Malle 10/01/2024
Tem ninguém doido aqui nessa cidade não, seu moço.
Um livro de fantasia e sobrenatural verdadeiramente brasileiro, ambientado no Brasil-sil-sil. O Auto da Maga Josefa preenche um vazio, um lugar desesperadamente necessário dentro da literatura brasileira: é a desmistificação do pensamento auto pejorativo que alguns brasileiros tem, de que boa fantasia é somente a estrangeira. Com Paola Siviero mostrando que basta nada mais, nada menos que amor pelo Brasil e adaptação ao nosso cantinho do mundo.
Acompanhar as aventuras de Toninho e Josefa foi um deleite, algo harmonioso de se ver sem deixar de perder as boas piadas, com um humor natural e que realmente parece ser algo que os personagens da trama diriam Além de ter uma boa dose de ação, também traz um pequeno mistério que nos persegue o livro todo - por que será que Josefa ajuda Toninho? Com referências também a acontecimentos históricos, o livro ambientado no Nordeste (mais precisamente, na Paraíba), vem com coisas como rapadura anti-veneno, um galho de cajueiro como vassoura de bruxa, uma vampira fã de cachaça. Aqui, o regionalismo é positivo: o Nordeste é tratado como o belo lugar que é, rico em cultura e brilhantismo, em que somente quem não o conhece o reduz a secas e miséria.
Os diálogos são cheios de coloquialismo e naturalidade, que acompanham bem o cenário retratado - o cenário do dia-a-dia, no quintal de alguém, numa casa velha abandonada da vizinhança. A amizade entre os protagonistas floresce no decorrer da história com cada conto que passamos, e nem percebemos o tempo passar. A leitura tem uma fluidez ótima, com um ritmo equilibrado.

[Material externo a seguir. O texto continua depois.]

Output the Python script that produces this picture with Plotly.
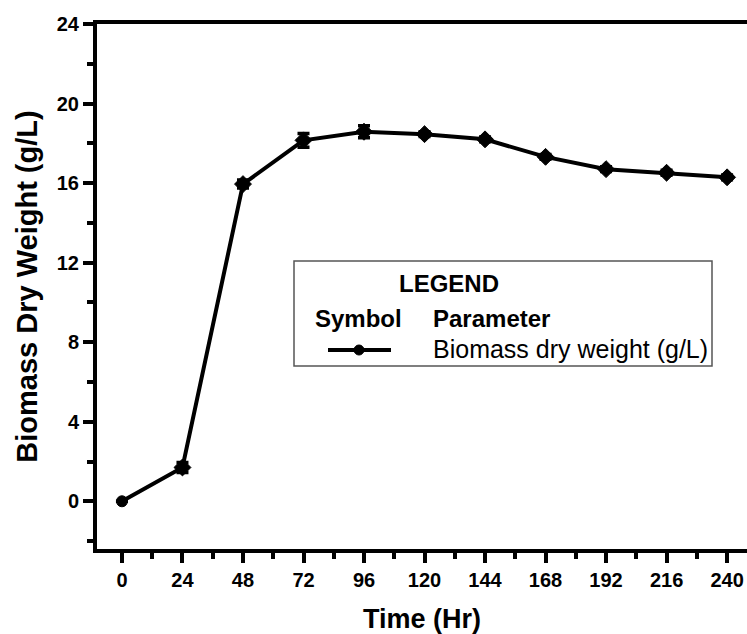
import plotly.graph_objects as go

# Biomass dry weight over the cultivation period
time_hr = [0, 24, 48, 72, 96, 120, 144, 168, 192, 216, 240]
biomass = [0.0, 1.7, 15.95, 18.15, 18.58, 18.46, 18.2, 17.32, 16.7, 16.52, 16.29]
biomass_err = [0.0, 0.25, 0.2, 0.35, 0.3, 0.12, 0.12, 0.12, 0.12, 0.12, 0.12]
marker_symbols = ["circle"] + ["diamond"] * 10

x_ticks = [0, 24, 48, 72, 96, 120, 144, 168, 192, 216, 240]
y_ticks = [0, 4, 8, 12, 16, 20, 24]

FONT = "Liberation Sans, Arial, sans-serif"

fig = go.Figure()
fig.add_trace(go.Scatter(
    x=time_hr, y=biomass,
    mode="lines+markers",
    line=dict(color="black", width=4),
    marker=dict(symbol=marker_symbols, size=[11] + [13] * 10, color="black",
                opacity=1, line=dict(width=1, color="black")),
    error_y=dict(type="data", array=biomass_err, visible=True,
                 color="black", thickness=3.5, width=6),
    showlegend=False,
))

W, H = 747, 634
L, R, T, B = 97, 0, 24, 85
pw, ph = W - L - R, H - T - B


def px(x):
    return (x - L) / pw


def py(y):
    return (H - B - y) / ph


# Legend box drawn as shapes and text
shapes = [
    dict(type="rect", xref="paper", yref="paper",
         x0=px(294), x1=px(712), y0=py(366), y1=py(261),
         line=dict(color="#555555", width=1.5), fillcolor="white", layer="above"),
    dict(type="line", xref="paper", yref="paper",
         x0=px(328), x1=px(391), y0=py(350), y1=py(350),
         line=dict(color="black", width=4), layer="above"),
    dict(type="circle", xref="paper", yref="paper",
         xsizemode="pixel", ysizemode="pixel",
         xanchor=px(359), yanchor=py(350),
         x0=-5, x1=5, y0=-5, y1=5,
         fillcolor="black", line=dict(color="black", width=1), layer="above"),
]

annotations = [
    dict(text="LEGEND", xref="paper", yref="paper", x=px(449), y=py(283),
         xanchor="center", yanchor="middle", showarrow=False,
         font=dict(family=FONT, size=24, color="black", weight="bold")),
    dict(text="Symbol", xref="paper", yref="paper", x=px(313), y=py(318),
         xanchor="left", yanchor="middle", showarrow=False,
         font=dict(family=FONT, size=24, color="black", weight="bold")),
    dict(text="Parameter", xref="paper", yref="paper", x=px(431), y=py(318),
         xanchor="left", yanchor="middle", showarrow=False,
         font=dict(family=FONT, size=24, color="black", weight="bold")),
    dict(text="Biomass dry weight (g/L)", xref="paper", yref="paper",
         x=px(431), y=py(349), xanchor="left", yanchor="middle", showarrow=False,
         font=dict(family=FONT, size=25, color="black")),
]

fig.update_layout(
    width=W, height=H,
    margin=dict(l=L, r=R, t=T, b=B, pad=0),
    paper_bgcolor="white", plot_bgcolor="white",
    shapes=shapes, annotations=annotations,
    xaxis=dict(
        range=[-9.9, 247.9], tickvals=x_ticks, ticktext=[str(v) for v in x_ticks],
        showgrid=False, zeroline=False,
        showline=True, linecolor="black", linewidth=4, mirror=True,
        ticks="outside", ticklen=10, tickwidth=4, tickcolor="black",
        minor=dict(dtick=12, tick0=0, ticks="outside", ticklen=6,
                   tickwidth=4, tickcolor="black", showgrid=False),
        tickfont=dict(family=FONT, size=20, color="black", weight="bold"),
        title=dict(text="Time (Hr)", standoff=20,
                   font=dict(family=FONT, size=27, color="black", weight="bold")),
    ),
    yaxis=dict(
        range=[-2.4, 24], tickvals=y_ticks, ticktext=[str(v) for v in y_ticks],
        showgrid=False, zeroline=False,
        showline=True, linecolor="black", linewidth=4,
        ticks="outside", ticklen=10, tickwidth=4, tickcolor="black",
        minor=dict(dtick=2, tick0=0, ticks="outside", ticklen=6,
                   tickwidth=4, tickcolor="black", showgrid=False),
        tickfont=dict(family=FONT, size=20, color="black", weight="bold"),
        title=dict(text="Biomass Dry Weight (g/L)", standoff=12,
                   font=dict(family=FONT, size=29, color="black", weight="bold")),
    ),
)

fig.write_html("out.html")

O único ponto negativo que encontrei, que talvez tenha passado batido por alguns, é uma retratação estereotipada de um homem judeu. Ele é descrito como tendo um nariz encurvado e olhos pequenos, e quem conhece bem as imagens pejorativas usadas contra judeus sabe que essa imagem é usada para pintá-los de uma determinada maneira. Talvez tenha sido uma retratação sem más intenções, além de ser passageira, mas existe no livro.
Apesar disso, eu recomendo muito O Auto da Maga Josefa como uma fantasia nacional sólida, bem humorada e divertida.